Pictures are not part of the copy. Retype the lines from the first one through the line that contains "tick_months = months[::3]".

--------------------------------------------------

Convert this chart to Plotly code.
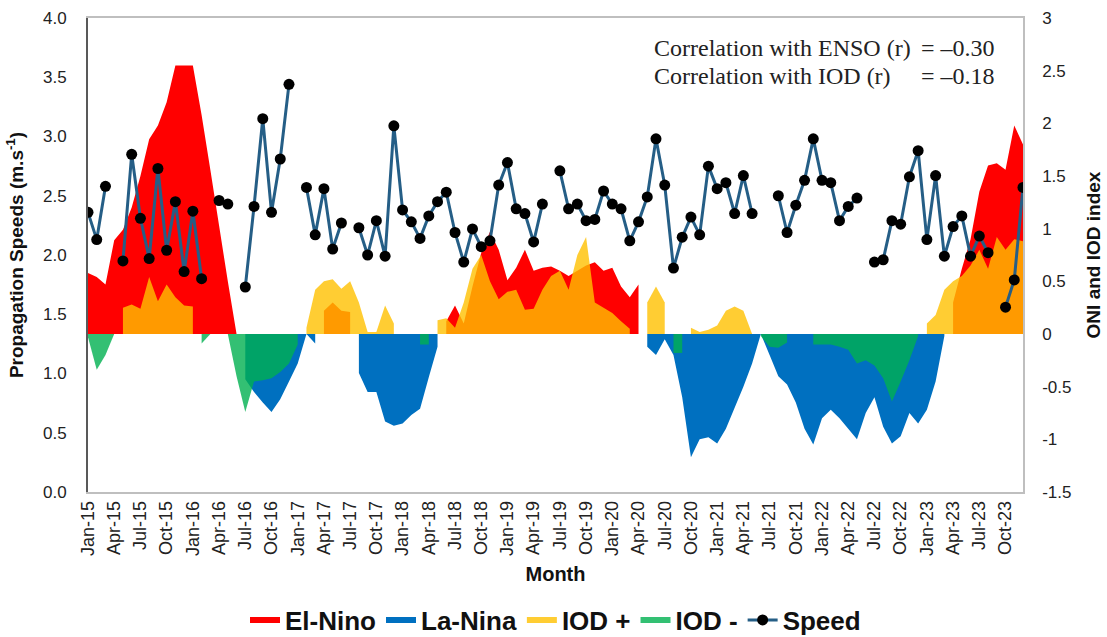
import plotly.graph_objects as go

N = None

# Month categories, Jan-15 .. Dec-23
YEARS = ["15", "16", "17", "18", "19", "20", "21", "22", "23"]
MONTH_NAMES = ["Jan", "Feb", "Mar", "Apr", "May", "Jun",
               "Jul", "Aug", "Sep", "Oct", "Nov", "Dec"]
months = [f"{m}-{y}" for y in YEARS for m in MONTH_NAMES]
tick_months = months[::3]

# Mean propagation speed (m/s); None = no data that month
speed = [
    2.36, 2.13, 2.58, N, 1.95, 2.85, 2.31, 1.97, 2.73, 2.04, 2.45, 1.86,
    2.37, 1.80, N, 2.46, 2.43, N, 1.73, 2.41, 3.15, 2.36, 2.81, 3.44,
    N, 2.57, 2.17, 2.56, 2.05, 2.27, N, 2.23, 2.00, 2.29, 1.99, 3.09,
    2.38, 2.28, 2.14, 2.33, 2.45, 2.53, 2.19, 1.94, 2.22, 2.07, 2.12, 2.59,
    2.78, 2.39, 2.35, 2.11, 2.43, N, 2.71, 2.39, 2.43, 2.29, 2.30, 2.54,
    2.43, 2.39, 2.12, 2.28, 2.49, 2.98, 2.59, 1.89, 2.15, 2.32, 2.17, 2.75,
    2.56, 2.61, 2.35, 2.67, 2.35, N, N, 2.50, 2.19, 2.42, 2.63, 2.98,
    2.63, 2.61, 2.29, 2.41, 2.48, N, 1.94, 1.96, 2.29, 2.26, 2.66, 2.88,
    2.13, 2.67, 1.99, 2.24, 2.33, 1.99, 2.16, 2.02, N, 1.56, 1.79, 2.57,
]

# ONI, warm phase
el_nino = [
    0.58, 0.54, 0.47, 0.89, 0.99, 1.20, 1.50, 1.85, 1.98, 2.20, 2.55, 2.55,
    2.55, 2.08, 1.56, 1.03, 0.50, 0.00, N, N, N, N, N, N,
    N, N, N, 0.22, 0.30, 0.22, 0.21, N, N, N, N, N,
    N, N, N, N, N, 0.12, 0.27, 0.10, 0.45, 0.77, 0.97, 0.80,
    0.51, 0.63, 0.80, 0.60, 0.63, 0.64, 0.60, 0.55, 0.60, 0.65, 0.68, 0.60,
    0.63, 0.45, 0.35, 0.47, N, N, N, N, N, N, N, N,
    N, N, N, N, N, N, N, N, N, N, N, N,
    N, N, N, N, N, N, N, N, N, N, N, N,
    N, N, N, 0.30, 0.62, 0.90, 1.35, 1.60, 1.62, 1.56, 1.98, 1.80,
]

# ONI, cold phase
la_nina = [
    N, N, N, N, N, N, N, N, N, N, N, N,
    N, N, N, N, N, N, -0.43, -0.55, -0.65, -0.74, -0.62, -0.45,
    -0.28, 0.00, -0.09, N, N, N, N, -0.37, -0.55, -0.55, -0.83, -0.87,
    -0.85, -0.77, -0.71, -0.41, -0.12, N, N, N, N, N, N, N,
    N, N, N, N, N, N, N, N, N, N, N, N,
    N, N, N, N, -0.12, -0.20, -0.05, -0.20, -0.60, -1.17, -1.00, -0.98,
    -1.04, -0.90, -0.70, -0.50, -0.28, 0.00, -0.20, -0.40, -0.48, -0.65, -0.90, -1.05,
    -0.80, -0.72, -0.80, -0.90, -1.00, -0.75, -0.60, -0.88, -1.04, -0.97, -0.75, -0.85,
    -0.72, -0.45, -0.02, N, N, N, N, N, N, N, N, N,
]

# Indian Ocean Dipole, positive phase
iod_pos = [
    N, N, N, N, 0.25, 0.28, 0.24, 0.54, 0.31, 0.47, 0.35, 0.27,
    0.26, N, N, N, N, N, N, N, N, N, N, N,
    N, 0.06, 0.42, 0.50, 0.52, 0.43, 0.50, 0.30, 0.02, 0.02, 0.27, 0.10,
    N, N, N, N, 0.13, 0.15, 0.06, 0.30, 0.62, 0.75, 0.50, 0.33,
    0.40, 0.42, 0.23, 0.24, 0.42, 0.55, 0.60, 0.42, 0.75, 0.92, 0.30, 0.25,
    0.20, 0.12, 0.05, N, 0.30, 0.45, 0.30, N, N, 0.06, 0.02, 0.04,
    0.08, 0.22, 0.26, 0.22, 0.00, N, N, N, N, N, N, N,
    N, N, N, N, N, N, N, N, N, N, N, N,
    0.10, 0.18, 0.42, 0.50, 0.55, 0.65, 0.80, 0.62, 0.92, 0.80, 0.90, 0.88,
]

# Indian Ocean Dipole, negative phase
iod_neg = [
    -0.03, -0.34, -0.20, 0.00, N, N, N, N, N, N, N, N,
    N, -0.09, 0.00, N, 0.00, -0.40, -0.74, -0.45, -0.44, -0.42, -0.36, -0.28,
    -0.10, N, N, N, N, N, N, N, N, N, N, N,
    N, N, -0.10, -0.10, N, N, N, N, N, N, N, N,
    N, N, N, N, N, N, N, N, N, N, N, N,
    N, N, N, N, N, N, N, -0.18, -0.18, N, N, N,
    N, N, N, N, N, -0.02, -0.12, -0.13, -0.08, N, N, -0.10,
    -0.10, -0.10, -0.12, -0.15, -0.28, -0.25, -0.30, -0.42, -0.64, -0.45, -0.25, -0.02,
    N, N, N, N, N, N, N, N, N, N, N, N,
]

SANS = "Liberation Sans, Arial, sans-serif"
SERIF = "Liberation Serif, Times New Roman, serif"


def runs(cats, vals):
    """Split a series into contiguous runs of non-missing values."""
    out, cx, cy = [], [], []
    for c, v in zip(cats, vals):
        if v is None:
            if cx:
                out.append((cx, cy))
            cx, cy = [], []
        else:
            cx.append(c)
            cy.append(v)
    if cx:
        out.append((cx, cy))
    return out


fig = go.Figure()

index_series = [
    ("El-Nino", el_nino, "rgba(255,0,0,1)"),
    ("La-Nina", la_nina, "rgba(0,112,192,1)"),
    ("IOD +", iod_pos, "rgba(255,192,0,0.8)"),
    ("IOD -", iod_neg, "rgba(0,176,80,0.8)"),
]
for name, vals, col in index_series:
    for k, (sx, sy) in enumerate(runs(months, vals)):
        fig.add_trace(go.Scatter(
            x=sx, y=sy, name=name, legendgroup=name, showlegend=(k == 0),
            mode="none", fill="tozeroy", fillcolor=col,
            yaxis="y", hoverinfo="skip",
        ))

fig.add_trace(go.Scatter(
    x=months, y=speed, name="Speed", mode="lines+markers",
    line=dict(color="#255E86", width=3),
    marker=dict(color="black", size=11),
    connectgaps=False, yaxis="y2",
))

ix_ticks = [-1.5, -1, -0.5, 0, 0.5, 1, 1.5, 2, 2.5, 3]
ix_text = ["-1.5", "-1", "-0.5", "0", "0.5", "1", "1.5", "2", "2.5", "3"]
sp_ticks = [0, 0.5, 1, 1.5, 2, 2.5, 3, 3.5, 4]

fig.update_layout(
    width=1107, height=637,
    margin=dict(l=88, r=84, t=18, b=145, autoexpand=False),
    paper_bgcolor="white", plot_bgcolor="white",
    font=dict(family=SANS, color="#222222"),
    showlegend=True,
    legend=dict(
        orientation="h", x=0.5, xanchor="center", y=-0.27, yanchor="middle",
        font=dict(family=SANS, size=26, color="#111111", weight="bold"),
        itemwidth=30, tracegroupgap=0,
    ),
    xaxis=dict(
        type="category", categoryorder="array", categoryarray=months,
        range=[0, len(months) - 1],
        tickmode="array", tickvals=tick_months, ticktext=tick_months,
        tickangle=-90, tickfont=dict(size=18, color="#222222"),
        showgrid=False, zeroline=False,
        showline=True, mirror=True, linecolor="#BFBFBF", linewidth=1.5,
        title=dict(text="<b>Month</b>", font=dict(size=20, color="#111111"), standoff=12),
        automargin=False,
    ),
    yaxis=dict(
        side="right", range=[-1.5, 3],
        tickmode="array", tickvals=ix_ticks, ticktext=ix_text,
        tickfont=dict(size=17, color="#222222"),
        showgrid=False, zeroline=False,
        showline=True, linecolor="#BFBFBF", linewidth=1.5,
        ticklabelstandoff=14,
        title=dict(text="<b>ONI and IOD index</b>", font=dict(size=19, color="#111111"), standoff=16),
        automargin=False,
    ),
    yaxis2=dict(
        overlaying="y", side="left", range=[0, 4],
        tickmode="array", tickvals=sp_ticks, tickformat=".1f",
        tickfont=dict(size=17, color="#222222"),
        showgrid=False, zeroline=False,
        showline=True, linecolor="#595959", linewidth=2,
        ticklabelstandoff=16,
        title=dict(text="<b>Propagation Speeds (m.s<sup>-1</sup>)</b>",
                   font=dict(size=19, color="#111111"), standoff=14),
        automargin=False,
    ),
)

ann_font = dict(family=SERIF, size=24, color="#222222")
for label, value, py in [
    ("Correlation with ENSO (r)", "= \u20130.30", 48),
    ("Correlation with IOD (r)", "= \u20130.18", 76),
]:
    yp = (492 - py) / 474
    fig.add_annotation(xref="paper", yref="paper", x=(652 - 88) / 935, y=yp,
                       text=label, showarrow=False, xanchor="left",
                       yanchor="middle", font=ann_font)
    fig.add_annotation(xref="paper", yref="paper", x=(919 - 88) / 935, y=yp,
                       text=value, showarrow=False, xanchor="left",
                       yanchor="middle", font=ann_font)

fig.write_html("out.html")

--------------------------------------------------

- Output of the exercise -
Convert this chart to Plotly code.
import plotly.graph_objects as go

N = None

# Month categories, Jan-15 .. Dec-23
YEARS = ["15", "16", "17", "18", "19", "20", "21", "22", "23"]
MONTH_NAMES = ["Jan", "Feb", "Mar", "Apr", "May", "Jun",
               "Jul", "Aug", "Sep", "Oct", "Nov", "Dec"]
months = [f"{m}-{y}" for y in YEARS for m in MONTH_NAMES]
tick_months = months[::3]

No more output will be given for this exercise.